▶ [What the task requires]: Repeat the data word for word. Do not include the pictures.

▶ [Data lines]:
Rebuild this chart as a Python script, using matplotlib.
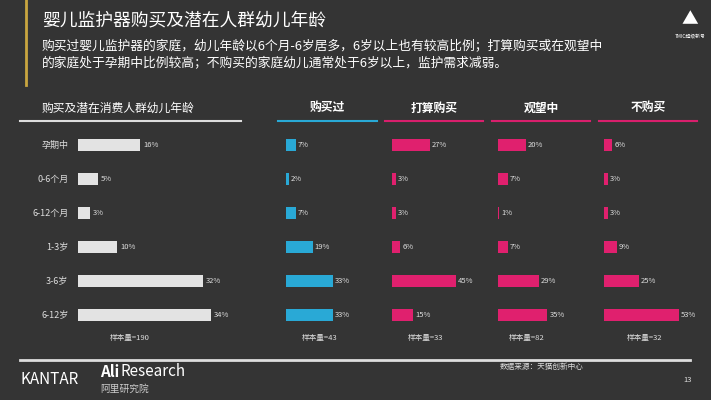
import matplotlib.pyplot as plt

plt.rcParams["font.family"] = "Noto Sans CJK SC"

BG = "#343434"
ages = ["孕期中", "0-6个月", "6-12个月", "1-3岁", "3-6岁", "6-12岁"]
total = [16, 5, 3, 10, 32, 34]
bought = [7, 2, 7, 19, 33, 33]
plan = [27, 3, 3, 6, 45, 15]
watching = [20, 7, 1, 7, 29, 35]
notbuy = [6, 3, 3, 9, 25, 53]
groups = ["购买过", "打算购买", "观望中", "不购买"]
samples = ["样本量=190", "样本量=43", "样本量=33", "样本量=82", "样本量=32"]

W, H = 711, 400
fig = plt.figure(figsize=(W / 100, H / 100), dpi=100, facecolor=BG)
bg = fig.add_axes([0, 0, 1, 1])
bg.set_xlim(0, W)
bg.set_ylim(H, 0)
bg.axis("off")

bg.plot([26, 26], [0, 85], color="#c9a640", lw=2)
bg.text(42, 20, "婴儿监护器购买及潜在人群幼儿年龄", color="white", fontsize=12.8, va="center")
bg.text(42, 46, "购买过婴儿监护器的家庭，幼儿年龄以6个月-6岁居多，6岁以上也有较高比例；打算购买或在观望中",
        color="white", fontsize=9.2, va="center")
bg.text(42, 63, "的家庭处于孕期中比例较高；不购买的家庭幼儿通常处于6岁以上，监护需求减弱。",
        color="white", fontsize=9.2, va="center")
bg.text(690, 20, "▲", color="white", fontsize=12, ha="center", va="center")
bg.text(690, 36, "TMIC超级新号", color="white", fontsize=3.5, ha="center", va="center")

# headers
bg.text(42, 108, "购买及潜在消费人群幼儿年龄", color="white", fontsize=8.5, va="center")
bg.plot([20, 241], [121, 121], color="#dddddd", lw=1.5)
heads = [(278, 377, "#29a9d6"), (385, 483, "#d81f6c"), (492, 590, "#d81f6c"), (599, 697, "#d81f6c")]
for (x0, x1, c), g in zip(heads, groups):
    bg.text((x0 + x1) / 2, 108, g, color="white", fontsize=8.5, ha="center", va="center", weight="bold")
    bg.plot([x0, x1], [121, 121], color=c, lw=1.5)

rows_top, rows_bot = 128, 332
def panel(x0, x1, vals, color, xmax, show_labels=False):
    ax = fig.add_axes([x0 / W, 1 - rows_bot / H, (x1 - x0) / W, (rows_bot - rows_top) / H])
    ax.set_facecolor(BG)
    ax.barh(range(len(vals)), vals, height=0.36, color=color)
    for i, v in enumerate(vals):
        ax.text(v + xmax * 0.02, i, f"{v}%", color="#dddddd", fontsize=5.5, va="center")
    ax.set_xlim(0, xmax)
    ax.set_ylim(len(vals) - 0.5, -0.5)
    ax.axis("off")
    if show_labels:
        for i, a in enumerate(ages):
            ax.text(-xmax * 0.06, i, a, color="#dddddd", fontsize=6.5, va="center", ha="right")
    return ax

panel(78, 240, total, "#e3e3e3", 41.5, show_labels=True)
panel(286, 382, bought, "#29a9d6", 68)
panel(392, 488, plan, "#e0206e", 68)
panel(498, 594, watching, "#e0206e", 68)
panel(604, 700, notbuy, "#e0206e", 68)

for x, s in zip([130, 320, 425, 527, 645], samples):
    bg.text(x, 338, s, color="#dddddd", fontsize=5.5, ha="center", va="center")

bg.plot([20, 690], [360, 360], color="#dddddd", lw=2)
bg.text(20, 380, "KANTAR", color="white", fontsize=11, va="center")
bg.text(100, 372, "Ali", color="white", fontsize=11, va="center", weight="bold")
bg.text(120, 372, "Research", color="white", fontsize=11, va="center")
bg.text(100, 389, "阿里研究院", color="#cccccc", fontsize=7, va="center")
bg.text(500, 367, "数据来源：天猫创新中心", color="#dddddd", fontsize=5.5, va="center")
bg.text(683, 380, "13", color="#dddddd", fontsize=5.5, va="center")

fig.savefig("out.png", dpi=100, facecolor=BG)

▶ [Task answer]:
Rebuild this chart as a Python script, using matplotlib.
import matplotlib.pyplot as plt

plt.rcParams["font.family"] = "Noto Sans CJK SC"

BG = "#343434"
ages = ["孕期中", "0-6个月", "6-12个月", "1-3岁", "3-6岁", "6-12岁"]
total = [16, 5, 3, 10, 32, 34]
bought = [7, 2, 7, 19, 33, 33]
plan = [27, 3, 3, 6, 45, 15]
watching = [20, 7, 1, 7, 29, 35]
notbuy = [6, 3, 3, 9, 25, 53]
groups = ["购买过", "打算购买", "观望中", "不购买"]
samples = ["样本量=190", "样本量=43", "样本量=33", "样本量=82", "样本量=32"]

W, H = 711, 400
fig = plt.figure(figsize=(W / 100, H / 100), dpi=100, facecolor=BG)
bg = fig.add_axes([0, 0, 1, 1])
bg.set_xlim(0, W)
bg.set_ylim(H, 0)
bg.axis("off")

bg.plot([26, 26], [0, 85], color="#c9a640", lw=2)
bg.text(42, 20, "婴儿监护器购买及潜在人群幼儿年龄", color="white", fontsize=12.8, va="center")
bg.text(42, 46, "购买过婴儿监护器的家庭，幼儿年龄以6个月-6岁居多，6岁以上也有较高比例；打算购买或在观望中",
        color="white", fontsize=9.2, va="center")
bg.text(42, 63, "的家庭处于孕期中比例较高；不购买的家庭幼儿通常处于6岁以上，监护需求减弱。",
        color="white", fontsize=9.2, va="center")
bg.text(690, 20, "▲", color="white", fontsize=12, ha="center", va="center")
bg.text(690, 36, "TMIC超级新号", color="white", fontsize=3.5, ha="center", va="center")

# headers
bg.text(42, 108, "购买及潜在消费人群幼儿年龄", color="white", fontsize=8.5, va="center")
bg.plot([20, 241], [121, 121], color="#dddddd", lw=1.5)
heads = [(278, 377, "#29a9d6"), (385, 483, "#d81f6c"), (492, 590, "#d81f6c"), (599, 697, "#d81f6c")]
for (x0, x1, c), g in zip(heads, groups):
    bg.text((x0 + x1) / 2, 108, g, color="white", fontsize=8.5, ha="center", va="center", weight="bold")
    bg.plot([x0, x1], [121, 121], color=c, lw=1.5)

rows_top, rows_bot = 128, 332
def panel(x0, x1, vals, color, xmax, show_labels=False):
    ax = fig.add_axes([x0 / W, 1 - rows_bot / H, (x1 - x0) / W, (rows_bot - rows_top) / H])
    ax.set_facecolor(BG)
    ax.barh(range(len(vals)), vals, height=0.36, color=color)
    for i, v in enumerate(vals):
        ax.text(v + xmax * 0.02, i, f"{v}%", color="#dddddd", fontsize=5.5, va="center")
    ax.set_xlim(0, xmax)
    ax.set_ylim(len(vals) - 0.5, -0.5)
    ax.axis("off")
    if show_labels:
        for i, a in enumerate(ages):
            ax.text(-xmax * 0.06, i, a, color="#dddddd", fontsize=6.5, va="center", ha="right")
    return ax

panel(78, 240, total, "#e3e3e3", 41.5, show_labels=True)
panel(286, 382, bought, "#29a9d6", 68)
panel(392, 488, plan, "#e0206e", 68)
panel(498, 594, watching, "#e0206e", 68)
panel(604, 700, notbuy, "#e0206e", 68)

for x, s in zip([130, 320, 425, 527, 645], samples):
    bg.text(x, 338, s, color="#dddddd", fontsize=5.5, ha="center", va="center")

bg.plot([20, 690], [360, 360], color="#dddddd", lw=2)
bg.text(20, 380, "KANTAR", color="white", fontsize=11, va="center")
bg.text(100, 372, "Ali", color="white", fontsize=11, va="center", weight="bold")
bg.text(120, 372, "Research", color="white", fontsize=11, va="center")
bg.text(100, 389, "阿里研究院", color="#cccccc", fontsize=7, va="center")
bg.text(500, 367, "数据来源：天猫创新中心", color="#dddddd", fontsize=5.5, va="center")
bg.text(683, 380, "13", color="#dddddd", fontsize=5.5, va="center")

fig.savefig("out.png", dpi=100, facecolor=BG)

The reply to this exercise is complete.